If you were present at the Requiem Mass and Commemorative Ceremonies for the 1916 Rising, which took place on Sunday 24 April in Arbour Hill church and cemetery, or were watching it on television, you would have seen the Palestrina Choir from the Archdiocese of Dublin performing.
The choir sang Paul Flynn’s Aifreann Naomh Padraig agus Naomh Feidhlimidh for the 1916 Requiem Mass in the Church of the Sacred Heart – the church of the Defence Forces – in Arbour Hill, Dublin. The choir also performed David Mooney’s arrangement of Deus Meus Adiuva Me.
The choir had the privilege of premiering I see his blood upon the rose, a piece specially commissioned for the Requiem Mass, which was written by Joseph Mary Plunkett and arranged by Conor O’Reilly. Another highlight of the Requiem Mass in Arbour Hill was the choir’s performance of Colin Mawby’s arrangement of Soul of My Saviour.
The Palestrina Choir usually sing in Saint MAry’s Pro-Cathedral in Dublin at 11.00am Solemn Latin Mass every Sunday (except July and August) and the boys sing at the 5.15 Vespers and the 5.45 Mass on Fridays.

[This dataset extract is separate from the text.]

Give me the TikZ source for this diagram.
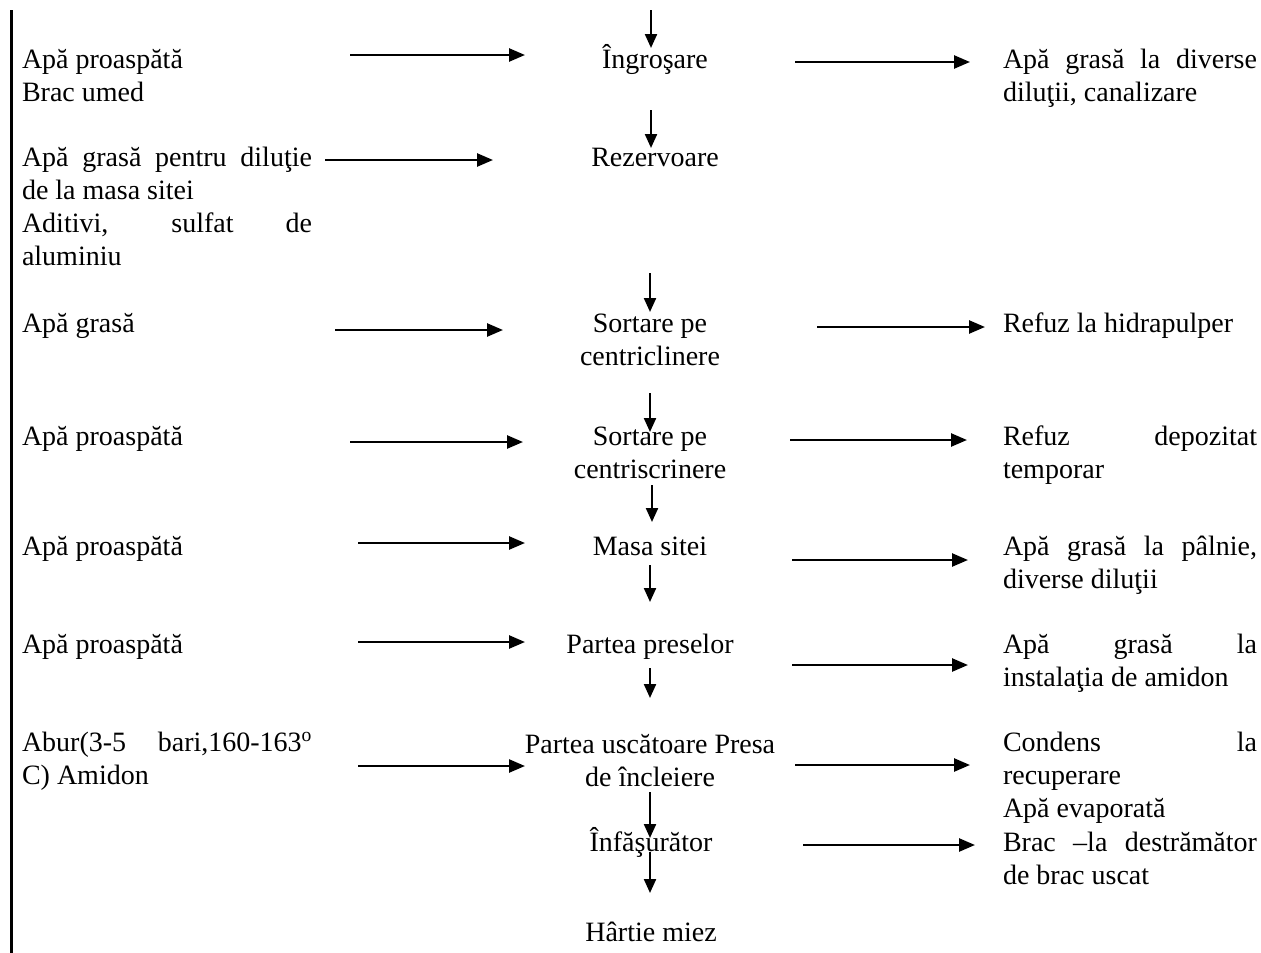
\documentclass[tikz,border=0pt]{standalone}
\usepackage{fontspec}
\setmainfont{Liberation Serif}
\usetikzlibrary{arrows.meta}
\tolerance=10000
\hbadness=10000
\begin{document}
\begin{tikzpicture}[x=1pt,y=-1pt,
  txt/.style={inner sep=0pt, outer sep=0pt, font=\fontsize{28}{33}\selectfont},
  lefttxt/.style={txt, text width=290pt, align=justify, anchor=base west},
  righttxt/.style={txt, text width=254pt, align=justify, anchor=base west},
  midtxt/.style={txt, text width=320pt, align=flush center, anchor=base},
  harrow/.style={line width=2.5pt, -{Triangle[length=16pt,width=13pt]}},
  varrow/.style={line width=2.2pt, -{Triangle[length=14pt,width=12pt]}}]
\useasboundingbox (0,0) rectangle (1261,953);
% left bar
\draw[line width=3pt] (11,10) -- (11,953);

% centre column
\node[midtxt] (ingr) at (655,68) {Îngroşare};
\node[midtxt] (rez) at (655,166) {Rezervoare};
\node[midtxt] (sort1) at (650,332) {Sortare pe\\centriclinere};
\node[midtxt] (sort2) at (650,445) {Sortare pe\\centriscrinere};
\node[midtxt] (masa) at (650,555) {Masa sitei};
\node[midtxt] (prese) at (650,653) {Partea preselor};
\node[midtxt] (usc) at (650,753) {Partea uscătoare Presa\\de încleiere};
\node[midtxt] (inf) at (651,851) {Înfăşurător};
\node[midtxt] (hart) at (651,941) {Hârtie miez};

% left column
\node[lefttxt] (l1) at (22,68) {Apă proaspătă\par Brac umed};
\node[lefttxt] (l2) at (22,166) {Apă grasă pentru diluţie\linebreak de la masa sitei\par Aditivi, sulfat de\linebreak aluminiu};
\node[lefttxt] (l3) at (22,332) {Apă grasă};
\node[lefttxt] (l4) at (22,445) {Apă proaspătă};
\node[lefttxt] (l5) at (22,555) {Apă proaspătă};
\node[lefttxt] (l6) at (22,653) {Apă proaspătă};
\node[lefttxt] (l7) at (22,751) {Abur(3-5 bari,160-163\textsuperscript{o}\linebreak C) Amidon};

% right column
\node[righttxt] (r1) at (1003,68) {Apă grasă la diverse\linebreak diluţii, canalizare};
\node[righttxt] (r3) at (1003,332) {Refuz la hidrapulper};
\node[righttxt] (r4) at (1003,445) {Refuz depozitat\linebreak temporar};
\node[righttxt] (r5) at (1003,555) {Apă grasă la pâlnie,\linebreak diverse diluţii};
\node[righttxt] (r6) at (1003,653) {Apă grasă la\linebreak instalaţia de amidon};
\node[righttxt] (r7) at (1003,751) {Condens la\linebreak recuperare\par Apă evaporată};
\node[righttxt] (r8) at (1003,851) {Brac --la destrămător\linebreak de brac uscat};

% arrow end points
\coordinate (v0s) at (651,10);  \coordinate (v0e) at (651,48);
\coordinate (v1s) at (651,110); \coordinate (v1e) at (651,148);
\coordinate (v2s) at (650,273); \coordinate (v2e) at (650,312);
\coordinate (v3s) at (650,393); \coordinate (v3e) at (650,432);
\coordinate (v4s) at (652,485); \coordinate (v4e) at (652,522);
\coordinate (v5s) at (650,565); \coordinate (v5e) at (650,602);
\coordinate (v6s) at (650,668); \coordinate (v6e) at (650,698);
\coordinate (v7s) at (650,792); \coordinate (v7e) at (650,838);
\coordinate (v8s) at (650,852); \coordinate (v8e) at (650,893);

\coordinate (h1s) at (350,55);  \coordinate (h1e) at (525,55);
\coordinate (h2s) at (325,160); \coordinate (h2e) at (493,160);
\coordinate (h3s) at (335,330); \coordinate (h3e) at (503,330);
\coordinate (h4s) at (350,442); \coordinate (h4e) at (523,442);
\coordinate (h5s) at (358,543); \coordinate (h5e) at (525,543);
\coordinate (h6s) at (358,642); \coordinate (h6e) at (525,642);
\coordinate (h7s) at (358,766); \coordinate (h7e) at (525,766);

\coordinate (k1s) at (795,62);  \coordinate (k1e) at (970,62);
\coordinate (k3s) at (817,327); \coordinate (k3e) at (985,327);
\coordinate (k4s) at (790,440); \coordinate (k4e) at (967,440);
\coordinate (k5s) at (792,560); \coordinate (k5e) at (968,560);
\coordinate (k6s) at (792,665); \coordinate (k6e) at (968,665);
\coordinate (k7s) at (795,765); \coordinate (k7e) at (970,765);
\coordinate (k8s) at (803,845); \coordinate (k8e) at (975,845);

\foreach \i in {0,...,8} {\draw[varrow] (v\i s) -- (v\i e);}
\foreach \i in {1,...,7} {\draw[harrow] (h\i s) -- (h\i e);}
\foreach \i in {1,3,4,5,6,7,8} {\draw[harrow] (k\i s) -- (k\i e);}
\end{tikzpicture}
\end{document}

The Palestrina Choir had its origins in a boys’ choir formed in the 1890’s by Dr. Vincent O’Brien, then a music teacher at Saint Mary’s Place Christian Brothers School in Dublin. It was at a performance of Palestrina’s Missa Papae Marcelli at Saint Teresa’s Carmelite Church in Clarendon Street in 1898 that this choir, and its gifted director, first came to the attention of Edward Martyn.
Martyn was born to a family of Catholic landed gentry in Tulira Castle, Co.Galway in 1859. He was educated in Belvedere College, Dublin, Beaumont College, Windsor and Christ Church, Oxford. He is perhaps better known for his involvement in the Irish Literary Theatre, later to become the Abbey Theatre, which he co-founded in 1898 with W. B. Yeats, Lady Gregory and George Moore. However, his interest in establishing a national theatre was matched, if not exceeded, by his interest in the reform of liturgical music in Ireland. During his university days, he traveled extensively in Europe, where he was struck by the quality of the choirs he heard in the great cathedrals there. He was determined that the Catholic Church in Ireland should have music of an equivalent standard.
In particular, he wished to promote the music of Palestrina which was espoused by Pope Pius X as a standard to which liturgical music should aspire. Between 1898 and 1902, Martyn worked tirelessly to establish the choir at St. Mary’s Pro-Cathedral, Dublin, offering an endowment of £10,000 (in current terms about £800,000) on condition that Dr. O’Brien was appointed choirmaster. The agreement was signed on November 26th, 1902, and the Palestrina Choir was constituted and installed in the Pro-Cathedral on January 1st, 1903.
In the century since its foundation, the Choir has had seven Directors. Dr. Vincent O’Brien, director until his death in 1948, was succeeded by his son, Oliver. In 1978, Father Seán O hEarcaigh took over the baton from Oliver O’Brien. He was succeeded in 1982, by Ms Ite O’Donovan and in 1996 by Comdt. Joseph Ryan. Ms Órla Barry was then director for five years before being succeeded in 2002 by the current director, Ms Blánaid Murphy.